**Material supplied**
________________________

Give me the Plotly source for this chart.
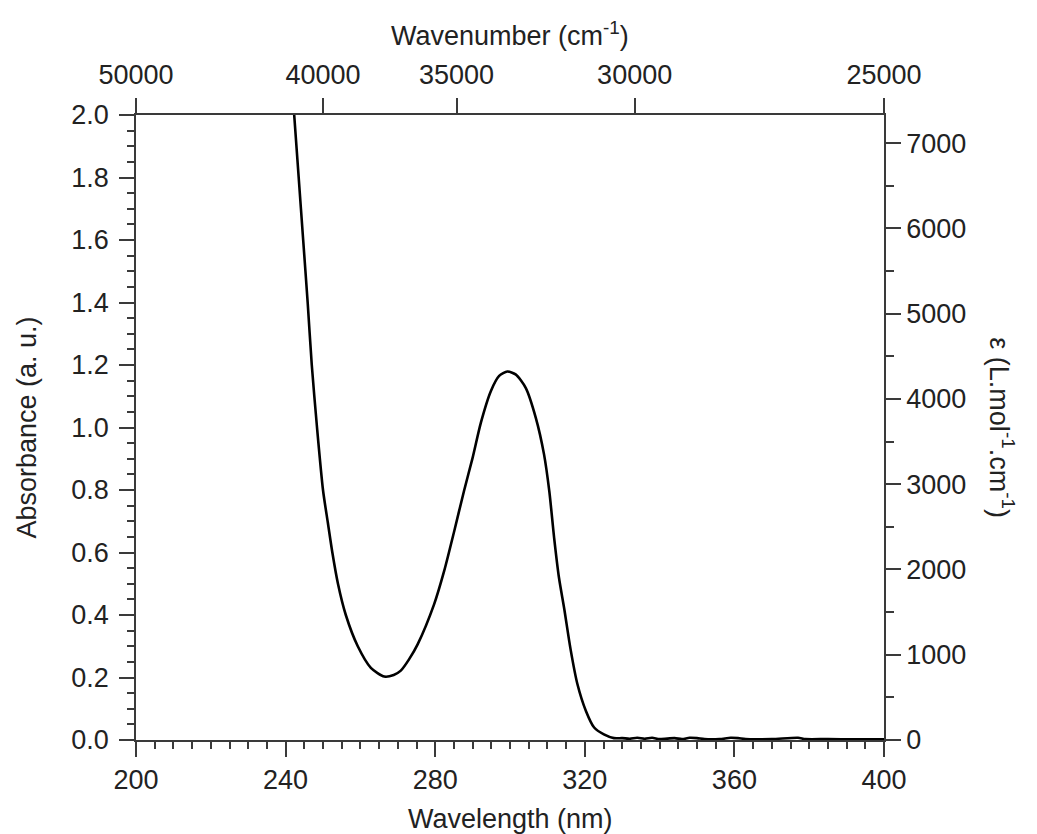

________________________

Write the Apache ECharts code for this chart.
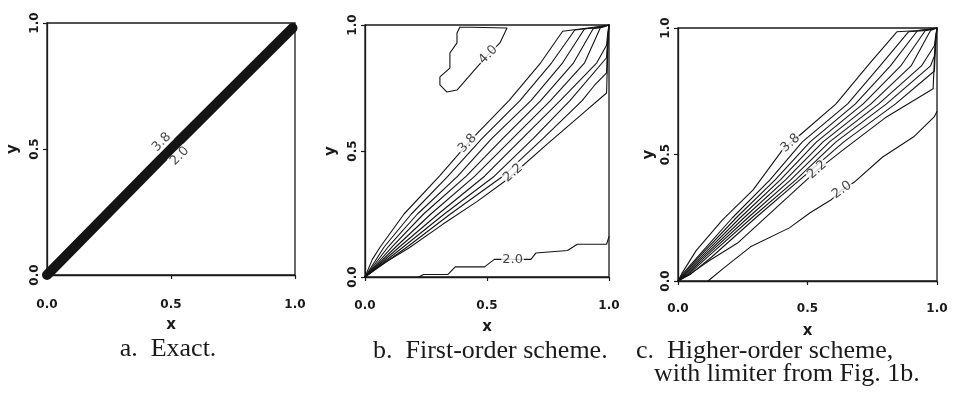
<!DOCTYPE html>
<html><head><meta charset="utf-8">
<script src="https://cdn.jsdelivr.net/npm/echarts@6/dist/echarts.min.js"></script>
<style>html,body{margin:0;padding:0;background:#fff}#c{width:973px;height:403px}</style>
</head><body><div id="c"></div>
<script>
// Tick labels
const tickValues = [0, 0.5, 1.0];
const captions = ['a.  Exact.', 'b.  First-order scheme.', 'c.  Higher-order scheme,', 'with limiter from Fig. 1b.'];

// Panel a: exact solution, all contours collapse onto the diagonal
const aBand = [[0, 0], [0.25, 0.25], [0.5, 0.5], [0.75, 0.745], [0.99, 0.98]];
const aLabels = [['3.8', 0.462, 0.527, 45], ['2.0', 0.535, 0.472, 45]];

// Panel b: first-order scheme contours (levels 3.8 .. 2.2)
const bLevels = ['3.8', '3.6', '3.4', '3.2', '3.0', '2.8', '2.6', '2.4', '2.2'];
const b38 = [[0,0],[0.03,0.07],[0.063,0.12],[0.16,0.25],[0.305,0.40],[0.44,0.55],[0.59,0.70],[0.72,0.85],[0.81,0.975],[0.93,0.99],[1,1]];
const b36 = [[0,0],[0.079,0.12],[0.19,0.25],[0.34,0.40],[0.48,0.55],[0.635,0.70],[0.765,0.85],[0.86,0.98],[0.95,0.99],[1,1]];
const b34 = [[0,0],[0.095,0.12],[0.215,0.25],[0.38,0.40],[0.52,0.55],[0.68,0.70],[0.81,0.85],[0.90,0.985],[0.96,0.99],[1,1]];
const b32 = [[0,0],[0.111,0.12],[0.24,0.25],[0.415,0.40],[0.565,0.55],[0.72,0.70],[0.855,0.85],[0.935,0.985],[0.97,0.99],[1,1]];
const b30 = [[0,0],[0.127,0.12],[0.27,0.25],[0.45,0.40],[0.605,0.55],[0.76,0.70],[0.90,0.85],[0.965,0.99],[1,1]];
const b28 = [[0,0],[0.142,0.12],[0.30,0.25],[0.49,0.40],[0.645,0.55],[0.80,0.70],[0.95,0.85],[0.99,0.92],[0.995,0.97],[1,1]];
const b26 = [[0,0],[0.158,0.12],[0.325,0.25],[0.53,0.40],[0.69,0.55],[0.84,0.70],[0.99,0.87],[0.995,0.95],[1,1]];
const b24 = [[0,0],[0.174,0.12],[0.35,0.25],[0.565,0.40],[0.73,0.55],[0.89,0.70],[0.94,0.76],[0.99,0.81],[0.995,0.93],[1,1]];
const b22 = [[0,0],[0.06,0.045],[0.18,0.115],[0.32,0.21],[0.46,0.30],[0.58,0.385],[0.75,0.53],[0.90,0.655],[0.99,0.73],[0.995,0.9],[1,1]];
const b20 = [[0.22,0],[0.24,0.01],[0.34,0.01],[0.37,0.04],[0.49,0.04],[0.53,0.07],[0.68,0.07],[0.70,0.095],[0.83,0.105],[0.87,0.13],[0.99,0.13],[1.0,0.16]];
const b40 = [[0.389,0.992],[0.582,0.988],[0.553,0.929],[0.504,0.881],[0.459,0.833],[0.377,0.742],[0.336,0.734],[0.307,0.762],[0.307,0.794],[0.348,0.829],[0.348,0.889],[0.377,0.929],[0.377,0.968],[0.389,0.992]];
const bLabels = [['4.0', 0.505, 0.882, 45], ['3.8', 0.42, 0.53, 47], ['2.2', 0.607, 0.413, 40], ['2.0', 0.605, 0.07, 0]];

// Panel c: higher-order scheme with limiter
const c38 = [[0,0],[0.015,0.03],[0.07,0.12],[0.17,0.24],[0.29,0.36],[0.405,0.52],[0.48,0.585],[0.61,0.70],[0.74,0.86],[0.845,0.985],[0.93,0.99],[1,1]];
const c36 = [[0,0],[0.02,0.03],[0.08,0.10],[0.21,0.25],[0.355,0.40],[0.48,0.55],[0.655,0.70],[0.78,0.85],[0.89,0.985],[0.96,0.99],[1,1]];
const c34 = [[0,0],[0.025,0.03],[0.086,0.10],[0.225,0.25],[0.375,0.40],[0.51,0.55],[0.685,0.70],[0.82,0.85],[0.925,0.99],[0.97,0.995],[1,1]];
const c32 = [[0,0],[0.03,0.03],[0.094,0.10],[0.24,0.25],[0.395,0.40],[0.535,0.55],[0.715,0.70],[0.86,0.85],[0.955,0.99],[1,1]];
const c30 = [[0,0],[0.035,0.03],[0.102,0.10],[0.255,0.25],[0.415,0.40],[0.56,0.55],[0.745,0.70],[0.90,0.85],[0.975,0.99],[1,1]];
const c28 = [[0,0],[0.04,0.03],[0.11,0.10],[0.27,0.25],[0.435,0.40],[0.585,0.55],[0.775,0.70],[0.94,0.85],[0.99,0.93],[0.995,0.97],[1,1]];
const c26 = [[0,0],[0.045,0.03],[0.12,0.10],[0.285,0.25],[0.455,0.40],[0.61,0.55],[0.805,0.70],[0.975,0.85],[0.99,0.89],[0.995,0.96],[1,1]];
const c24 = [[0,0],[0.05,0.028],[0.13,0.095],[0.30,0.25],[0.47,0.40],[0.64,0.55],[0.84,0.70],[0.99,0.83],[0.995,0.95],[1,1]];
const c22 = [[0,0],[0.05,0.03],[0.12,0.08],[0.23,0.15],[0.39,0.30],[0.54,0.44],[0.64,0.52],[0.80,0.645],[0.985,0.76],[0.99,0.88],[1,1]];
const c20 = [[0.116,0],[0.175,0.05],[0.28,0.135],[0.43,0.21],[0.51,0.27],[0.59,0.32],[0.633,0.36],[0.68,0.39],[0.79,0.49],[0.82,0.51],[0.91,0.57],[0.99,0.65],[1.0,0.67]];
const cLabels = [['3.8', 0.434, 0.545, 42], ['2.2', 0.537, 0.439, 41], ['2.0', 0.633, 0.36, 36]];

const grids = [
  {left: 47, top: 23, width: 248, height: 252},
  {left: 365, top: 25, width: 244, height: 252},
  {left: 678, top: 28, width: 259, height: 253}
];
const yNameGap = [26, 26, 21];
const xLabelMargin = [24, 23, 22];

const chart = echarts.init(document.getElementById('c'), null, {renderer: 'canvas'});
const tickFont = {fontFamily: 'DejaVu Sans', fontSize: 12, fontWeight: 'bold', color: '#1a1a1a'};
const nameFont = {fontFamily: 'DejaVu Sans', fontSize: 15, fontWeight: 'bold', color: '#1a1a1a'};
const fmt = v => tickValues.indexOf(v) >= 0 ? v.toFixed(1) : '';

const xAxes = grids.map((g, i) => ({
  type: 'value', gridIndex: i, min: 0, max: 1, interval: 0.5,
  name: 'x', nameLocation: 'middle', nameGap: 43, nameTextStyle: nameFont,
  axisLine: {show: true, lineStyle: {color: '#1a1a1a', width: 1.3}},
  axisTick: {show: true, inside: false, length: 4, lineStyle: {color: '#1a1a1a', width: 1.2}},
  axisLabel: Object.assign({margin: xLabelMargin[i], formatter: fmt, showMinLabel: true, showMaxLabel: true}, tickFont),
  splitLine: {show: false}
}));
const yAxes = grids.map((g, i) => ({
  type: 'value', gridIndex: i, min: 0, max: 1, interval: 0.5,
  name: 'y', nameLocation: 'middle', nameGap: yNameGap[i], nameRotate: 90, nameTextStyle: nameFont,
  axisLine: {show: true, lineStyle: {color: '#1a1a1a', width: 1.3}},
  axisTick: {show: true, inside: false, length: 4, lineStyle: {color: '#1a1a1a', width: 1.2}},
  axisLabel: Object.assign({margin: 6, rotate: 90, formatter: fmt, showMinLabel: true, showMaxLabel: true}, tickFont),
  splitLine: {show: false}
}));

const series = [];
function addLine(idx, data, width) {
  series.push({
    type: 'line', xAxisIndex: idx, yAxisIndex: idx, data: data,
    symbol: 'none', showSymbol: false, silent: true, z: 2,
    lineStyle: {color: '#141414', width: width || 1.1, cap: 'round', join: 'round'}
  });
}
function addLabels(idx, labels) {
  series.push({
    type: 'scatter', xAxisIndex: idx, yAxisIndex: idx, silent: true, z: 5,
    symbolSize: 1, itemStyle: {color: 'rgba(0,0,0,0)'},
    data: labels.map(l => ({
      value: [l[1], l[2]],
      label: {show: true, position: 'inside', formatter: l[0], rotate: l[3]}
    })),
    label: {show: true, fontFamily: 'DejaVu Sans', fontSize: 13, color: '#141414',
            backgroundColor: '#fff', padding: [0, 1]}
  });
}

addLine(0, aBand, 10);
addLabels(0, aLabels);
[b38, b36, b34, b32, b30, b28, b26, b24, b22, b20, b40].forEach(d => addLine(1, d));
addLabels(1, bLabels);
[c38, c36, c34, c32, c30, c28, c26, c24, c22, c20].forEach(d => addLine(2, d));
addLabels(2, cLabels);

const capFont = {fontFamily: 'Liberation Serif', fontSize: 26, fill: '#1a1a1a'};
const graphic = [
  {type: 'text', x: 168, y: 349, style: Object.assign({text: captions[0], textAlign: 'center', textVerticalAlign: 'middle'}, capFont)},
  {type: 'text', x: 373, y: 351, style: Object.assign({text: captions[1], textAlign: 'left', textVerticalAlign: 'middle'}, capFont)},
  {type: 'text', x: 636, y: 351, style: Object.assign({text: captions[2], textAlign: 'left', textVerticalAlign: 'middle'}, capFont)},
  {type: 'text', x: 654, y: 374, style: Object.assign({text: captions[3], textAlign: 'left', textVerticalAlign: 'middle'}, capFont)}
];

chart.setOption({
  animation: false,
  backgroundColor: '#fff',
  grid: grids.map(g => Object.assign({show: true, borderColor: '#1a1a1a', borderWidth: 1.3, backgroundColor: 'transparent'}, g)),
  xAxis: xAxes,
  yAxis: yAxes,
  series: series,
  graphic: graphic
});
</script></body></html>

________________________

**Work to complete**
Omit all pictures and repeat exactly the lines from the one containing "Write the Apache ECharts code for this chart." through the one containing "0.535, 0.472, 45]];", ends included, with nothing added.

**Correct result**
Write the Apache ECharts code for this chart.
<!DOCTYPE html>
<html><head><meta charset="utf-8">
<script src="https://cdn.jsdelivr.net/npm/echarts@6/dist/echarts.min.js"></script>
<style>html,body{margin:0;padding:0;background:#fff}#c{width:973px;height:403px}</style>
</head><body><div id="c"></div>
<script>
// Tick labels
const tickValues = [0, 0.5, 1.0];
const captions = ['a.  Exact.', 'b.  First-order scheme.', 'c.  Higher-order scheme,', 'with limiter from Fig. 1b.'];

// Panel a: exact solution, all contours collapse onto the diagonal
const aBand = [[0, 0], [0.25, 0.25], [0.5, 0.5], [0.75, 0.745], [0.99, 0.98]];
const aLabels = [['3.8', 0.462, 0.527, 45], ['2.0', 0.535, 0.472, 45]];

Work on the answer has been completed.